== SUPPLIED DATA ==
%%

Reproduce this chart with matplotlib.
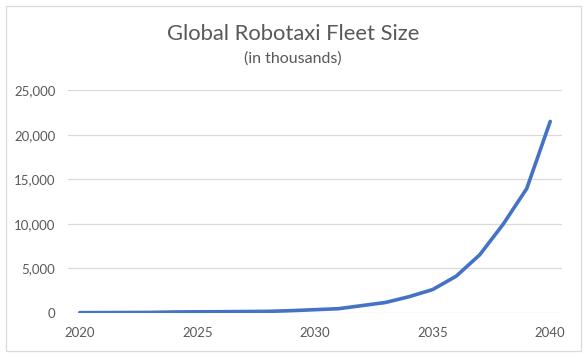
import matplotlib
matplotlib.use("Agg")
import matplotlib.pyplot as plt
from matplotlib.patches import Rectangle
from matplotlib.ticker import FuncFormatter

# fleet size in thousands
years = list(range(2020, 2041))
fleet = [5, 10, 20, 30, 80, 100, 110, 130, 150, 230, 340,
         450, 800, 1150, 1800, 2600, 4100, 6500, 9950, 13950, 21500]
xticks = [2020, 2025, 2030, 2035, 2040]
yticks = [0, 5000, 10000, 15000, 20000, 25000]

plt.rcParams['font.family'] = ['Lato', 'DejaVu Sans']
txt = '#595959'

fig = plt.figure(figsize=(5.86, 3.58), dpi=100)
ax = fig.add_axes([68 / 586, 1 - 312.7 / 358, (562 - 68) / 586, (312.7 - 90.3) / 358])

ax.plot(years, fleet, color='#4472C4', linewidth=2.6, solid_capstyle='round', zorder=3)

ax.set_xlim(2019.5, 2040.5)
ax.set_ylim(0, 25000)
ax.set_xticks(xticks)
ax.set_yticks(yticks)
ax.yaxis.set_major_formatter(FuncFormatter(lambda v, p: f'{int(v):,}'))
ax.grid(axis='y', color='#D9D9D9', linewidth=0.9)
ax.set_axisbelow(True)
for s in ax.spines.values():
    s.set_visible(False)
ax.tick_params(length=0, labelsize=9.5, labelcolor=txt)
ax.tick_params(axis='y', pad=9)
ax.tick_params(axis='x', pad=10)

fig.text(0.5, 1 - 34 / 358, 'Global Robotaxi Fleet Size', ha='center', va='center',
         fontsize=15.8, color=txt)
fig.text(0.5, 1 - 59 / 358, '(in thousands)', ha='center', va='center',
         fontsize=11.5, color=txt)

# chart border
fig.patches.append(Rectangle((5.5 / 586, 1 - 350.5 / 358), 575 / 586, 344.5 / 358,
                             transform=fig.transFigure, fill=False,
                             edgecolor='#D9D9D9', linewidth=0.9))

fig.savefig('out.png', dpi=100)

%%

== TASK REQUIREMENTS ==
Display every line of the listing that contains the string "chart".

== EXERCISE RESPONSE ==
Reproduce this chart with matplotlib.
# chart border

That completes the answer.